--- start ---
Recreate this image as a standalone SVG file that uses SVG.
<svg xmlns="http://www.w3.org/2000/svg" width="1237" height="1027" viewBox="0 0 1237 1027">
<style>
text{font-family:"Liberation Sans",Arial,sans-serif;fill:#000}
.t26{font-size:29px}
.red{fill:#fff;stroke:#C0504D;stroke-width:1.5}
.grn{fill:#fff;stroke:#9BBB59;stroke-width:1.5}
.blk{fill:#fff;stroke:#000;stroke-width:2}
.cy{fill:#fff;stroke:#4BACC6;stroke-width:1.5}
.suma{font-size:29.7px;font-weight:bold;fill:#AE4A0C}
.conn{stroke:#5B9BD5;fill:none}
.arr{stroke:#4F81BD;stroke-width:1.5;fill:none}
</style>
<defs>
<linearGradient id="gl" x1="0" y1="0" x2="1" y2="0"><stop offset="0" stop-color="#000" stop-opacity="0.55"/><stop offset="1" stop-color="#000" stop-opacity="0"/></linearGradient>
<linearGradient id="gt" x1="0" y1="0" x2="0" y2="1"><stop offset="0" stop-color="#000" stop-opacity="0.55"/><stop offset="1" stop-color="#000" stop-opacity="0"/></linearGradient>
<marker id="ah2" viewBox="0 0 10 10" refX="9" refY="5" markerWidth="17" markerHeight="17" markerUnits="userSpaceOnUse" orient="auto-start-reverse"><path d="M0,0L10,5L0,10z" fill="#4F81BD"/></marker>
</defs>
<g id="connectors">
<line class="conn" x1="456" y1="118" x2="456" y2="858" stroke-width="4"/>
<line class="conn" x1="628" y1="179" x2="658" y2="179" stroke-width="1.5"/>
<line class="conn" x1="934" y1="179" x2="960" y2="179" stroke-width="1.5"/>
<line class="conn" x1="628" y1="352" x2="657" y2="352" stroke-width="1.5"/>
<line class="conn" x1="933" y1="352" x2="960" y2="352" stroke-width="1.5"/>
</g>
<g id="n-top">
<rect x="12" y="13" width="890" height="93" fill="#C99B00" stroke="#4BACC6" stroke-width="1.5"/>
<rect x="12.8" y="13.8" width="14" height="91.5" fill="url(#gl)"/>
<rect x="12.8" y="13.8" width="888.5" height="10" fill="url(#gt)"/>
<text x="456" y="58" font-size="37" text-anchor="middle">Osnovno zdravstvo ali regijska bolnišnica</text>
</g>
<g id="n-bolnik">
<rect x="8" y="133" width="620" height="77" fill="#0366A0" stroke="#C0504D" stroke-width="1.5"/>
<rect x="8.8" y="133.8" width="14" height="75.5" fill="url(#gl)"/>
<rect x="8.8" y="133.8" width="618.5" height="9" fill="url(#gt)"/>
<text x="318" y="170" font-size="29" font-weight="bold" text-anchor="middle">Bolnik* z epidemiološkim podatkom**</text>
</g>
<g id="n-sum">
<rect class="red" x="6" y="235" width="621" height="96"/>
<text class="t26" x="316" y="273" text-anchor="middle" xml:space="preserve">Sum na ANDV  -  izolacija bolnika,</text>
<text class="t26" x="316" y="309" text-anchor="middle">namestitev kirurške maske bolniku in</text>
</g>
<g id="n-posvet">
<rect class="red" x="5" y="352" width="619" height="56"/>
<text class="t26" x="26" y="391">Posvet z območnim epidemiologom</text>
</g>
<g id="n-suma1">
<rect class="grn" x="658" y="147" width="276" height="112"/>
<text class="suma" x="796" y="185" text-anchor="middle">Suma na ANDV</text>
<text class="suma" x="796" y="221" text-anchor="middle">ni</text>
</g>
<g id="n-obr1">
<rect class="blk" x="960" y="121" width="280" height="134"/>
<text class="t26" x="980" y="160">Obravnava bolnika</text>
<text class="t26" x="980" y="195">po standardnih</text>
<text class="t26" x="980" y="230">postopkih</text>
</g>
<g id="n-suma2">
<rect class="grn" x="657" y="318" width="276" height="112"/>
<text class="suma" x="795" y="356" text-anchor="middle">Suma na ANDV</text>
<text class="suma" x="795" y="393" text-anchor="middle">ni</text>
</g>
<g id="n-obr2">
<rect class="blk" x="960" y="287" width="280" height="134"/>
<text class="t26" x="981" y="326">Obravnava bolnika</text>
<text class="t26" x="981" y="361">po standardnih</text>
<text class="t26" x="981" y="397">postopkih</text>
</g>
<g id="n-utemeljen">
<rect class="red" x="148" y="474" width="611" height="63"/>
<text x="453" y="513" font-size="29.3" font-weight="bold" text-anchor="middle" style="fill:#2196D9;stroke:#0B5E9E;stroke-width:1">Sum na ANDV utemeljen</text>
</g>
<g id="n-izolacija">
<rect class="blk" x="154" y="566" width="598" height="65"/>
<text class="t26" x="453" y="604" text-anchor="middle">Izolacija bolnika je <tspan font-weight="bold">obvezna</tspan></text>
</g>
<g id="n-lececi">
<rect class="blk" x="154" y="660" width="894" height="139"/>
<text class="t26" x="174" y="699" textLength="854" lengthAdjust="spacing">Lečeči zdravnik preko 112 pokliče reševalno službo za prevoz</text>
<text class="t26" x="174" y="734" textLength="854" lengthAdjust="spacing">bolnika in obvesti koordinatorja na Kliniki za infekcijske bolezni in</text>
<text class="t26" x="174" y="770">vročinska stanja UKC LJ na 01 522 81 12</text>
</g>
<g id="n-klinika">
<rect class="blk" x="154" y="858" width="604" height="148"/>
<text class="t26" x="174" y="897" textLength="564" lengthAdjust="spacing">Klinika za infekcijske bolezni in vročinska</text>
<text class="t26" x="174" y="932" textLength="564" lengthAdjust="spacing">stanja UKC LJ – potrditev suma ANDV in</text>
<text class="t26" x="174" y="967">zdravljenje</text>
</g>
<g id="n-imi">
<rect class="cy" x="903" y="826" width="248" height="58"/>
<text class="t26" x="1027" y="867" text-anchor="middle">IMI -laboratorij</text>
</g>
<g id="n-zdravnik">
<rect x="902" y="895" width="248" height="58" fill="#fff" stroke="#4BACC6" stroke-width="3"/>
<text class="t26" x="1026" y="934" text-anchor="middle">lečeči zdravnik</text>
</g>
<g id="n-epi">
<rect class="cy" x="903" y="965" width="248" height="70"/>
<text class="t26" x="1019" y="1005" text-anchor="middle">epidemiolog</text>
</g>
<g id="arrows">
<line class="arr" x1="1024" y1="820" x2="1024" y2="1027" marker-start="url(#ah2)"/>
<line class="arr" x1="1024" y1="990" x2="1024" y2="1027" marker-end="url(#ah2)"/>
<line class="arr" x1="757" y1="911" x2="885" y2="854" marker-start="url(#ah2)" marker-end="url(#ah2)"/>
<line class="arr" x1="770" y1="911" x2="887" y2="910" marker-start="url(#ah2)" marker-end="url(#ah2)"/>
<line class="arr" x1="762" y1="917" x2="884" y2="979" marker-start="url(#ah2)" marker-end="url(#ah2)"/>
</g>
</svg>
--- end ---
- **WHAT IS BEING ASKED**: Repeat the material in full, exactly as it stands.

- **ANSWER BELOW**:
Recreate this image as a standalone SVG file that uses SVG.
<svg xmlns="http://www.w3.org/2000/svg" width="1237" height="1027" viewBox="0 0 1237 1027">
<style>
text{font-family:"Liberation Sans",Arial,sans-serif;fill:#000}
.t26{font-size:29px}
.red{fill:#fff;stroke:#C0504D;stroke-width:1.5}
.grn{fill:#fff;stroke:#9BBB59;stroke-width:1.5}
.blk{fill:#fff;stroke:#000;stroke-width:2}
.cy{fill:#fff;stroke:#4BACC6;stroke-width:1.5}
.suma{font-size:29.7px;font-weight:bold;fill:#AE4A0C}
.conn{stroke:#5B9BD5;fill:none}
.arr{stroke:#4F81BD;stroke-width:1.5;fill:none}
</style>
<defs>
<linearGradient id="gl" x1="0" y1="0" x2="1" y2="0"><stop offset="0" stop-color="#000" stop-opacity="0.55"/><stop offset="1" stop-color="#000" stop-opacity="0"/></linearGradient>
<linearGradient id="gt" x1="0" y1="0" x2="0" y2="1"><stop offset="0" stop-color="#000" stop-opacity="0.55"/><stop offset="1" stop-color="#000" stop-opacity="0"/></linearGradient>
<marker id="ah2" viewBox="0 0 10 10" refX="9" refY="5" markerWidth="17" markerHeight="17" markerUnits="userSpaceOnUse" orient="auto-start-reverse"><path d="M0,0L10,5L0,10z" fill="#4F81BD"/></marker>
</defs>
<g id="connectors">
<line class="conn" x1="456" y1="118" x2="456" y2="858" stroke-width="4"/>
<line class="conn" x1="628" y1="179" x2="658" y2="179" stroke-width="1.5"/>
<line class="conn" x1="934" y1="179" x2="960" y2="179" stroke-width="1.5"/>
<line class="conn" x1="628" y1="352" x2="657" y2="352" stroke-width="1.5"/>
<line class="conn" x1="933" y1="352" x2="960" y2="352" stroke-width="1.5"/>
</g>
<g id="n-top">
<rect x="12" y="13" width="890" height="93" fill="#C99B00" stroke="#4BACC6" stroke-width="1.5"/>
<rect x="12.8" y="13.8" width="14" height="91.5" fill="url(#gl)"/>
<rect x="12.8" y="13.8" width="888.5" height="10" fill="url(#gt)"/>
<text x="456" y="58" font-size="37" text-anchor="middle">Osnovno zdravstvo ali regijska bolnišnica</text>
</g>
<g id="n-bolnik">
<rect x="8" y="133" width="620" height="77" fill="#0366A0" stroke="#C0504D" stroke-width="1.5"/>
<rect x="8.8" y="133.8" width="14" height="75.5" fill="url(#gl)"/>
<rect x="8.8" y="133.8" width="618.5" height="9" fill="url(#gt)"/>
<text x="318" y="170" font-size="29" font-weight="bold" text-anchor="middle">Bolnik* z epidemiološkim podatkom**</text>
</g>
<g id="n-sum">
<rect class="red" x="6" y="235" width="621" height="96"/>
<text class="t26" x="316" y="273" text-anchor="middle" xml:space="preserve">Sum na ANDV  -  izolacija bolnika,</text>
<text class="t26" x="316" y="309" text-anchor="middle">namestitev kirurške maske bolniku in</text>
</g>
<g id="n-posvet">
<rect class="red" x="5" y="352" width="619" height="56"/>
<text class="t26" x="26" y="391">Posvet z območnim epidemiologom</text>
</g>
<g id="n-suma1">
<rect class="grn" x="658" y="147" width="276" height="112"/>
<text class="suma" x="796" y="185" text-anchor="middle">Suma na ANDV</text>
<text class="suma" x="796" y="221" text-anchor="middle">ni</text>
</g>
<g id="n-obr1">
<rect class="blk" x="960" y="121" width="280" height="134"/>
<text class="t26" x="980" y="160">Obravnava bolnika</text>
<text class="t26" x="980" y="195">po standardnih</text>
<text class="t26" x="980" y="230">postopkih</text>
</g>
<g id="n-suma2">
<rect class="grn" x="657" y="318" width="276" height="112"/>
<text class="suma" x="795" y="356" text-anchor="middle">Suma na ANDV</text>
<text class="suma" x="795" y="393" text-anchor="middle">ni</text>
</g>
<g id="n-obr2">
<rect class="blk" x="960" y="287" width="280" height="134"/>
<text class="t26" x="981" y="326">Obravnava bolnika</text>
<text class="t26" x="981" y="361">po standardnih</text>
<text class="t26" x="981" y="397">postopkih</text>
</g>
<g id="n-utemeljen">
<rect class="red" x="148" y="474" width="611" height="63"/>
<text x="453" y="513" font-size="29.3" font-weight="bold" text-anchor="middle" style="fill:#2196D9;stroke:#0B5E9E;stroke-width:1">Sum na ANDV utemeljen</text>
</g>
<g id="n-izolacija">
<rect class="blk" x="154" y="566" width="598" height="65"/>
<text class="t26" x="453" y="604" text-anchor="middle">Izolacija bolnika je <tspan font-weight="bold">obvezna</tspan></text>
</g>
<g id="n-lececi">
<rect class="blk" x="154" y="660" width="894" height="139"/>
<text class="t26" x="174" y="699" textLength="854" lengthAdjust="spacing">Lečeči zdravnik preko 112 pokliče reševalno službo za prevoz</text>
<text class="t26" x="174" y="734" textLength="854" lengthAdjust="spacing">bolnika in obvesti koordinatorja na Kliniki za infekcijske bolezni in</text>
<text class="t26" x="174" y="770">vročinska stanja UKC LJ na 01 522 81 12</text>
</g>
<g id="n-klinika">
<rect class="blk" x="154" y="858" width="604" height="148"/>
<text class="t26" x="174" y="897" textLength="564" lengthAdjust="spacing">Klinika za infekcijske bolezni in vročinska</text>
<text class="t26" x="174" y="932" textLength="564" lengthAdjust="spacing">stanja UKC LJ – potrditev suma ANDV in</text>
<text class="t26" x="174" y="967">zdravljenje</text>
</g>
<g id="n-imi">
<rect class="cy" x="903" y="826" width="248" height="58"/>
<text class="t26" x="1027" y="867" text-anchor="middle">IMI -laboratorij</text>
</g>
<g id="n-zdravnik">
<rect x="902" y="895" width="248" height="58" fill="#fff" stroke="#4BACC6" stroke-width="3"/>
<text class="t26" x="1026" y="934" text-anchor="middle">lečeči zdravnik</text>
</g>
<g id="n-epi">
<rect class="cy" x="903" y="965" width="248" height="70"/>
<text class="t26" x="1019" y="1005" text-anchor="middle">epidemiolog</text>
</g>
<g id="arrows">
<line class="arr" x1="1024" y1="820" x2="1024" y2="1027" marker-start="url(#ah2)"/>
<line class="arr" x1="1024" y1="990" x2="1024" y2="1027" marker-end="url(#ah2)"/>
<line class="arr" x1="757" y1="911" x2="885" y2="854" marker-start="url(#ah2)" marker-end="url(#ah2)"/>
<line class="arr" x1="770" y1="911" x2="887" y2="910" marker-start="url(#ah2)" marker-end="url(#ah2)"/>
<line class="arr" x1="762" y1="917" x2="884" y2="979" marker-start="url(#ah2)" marker-end="url(#ah2)"/>
</g>
</svg>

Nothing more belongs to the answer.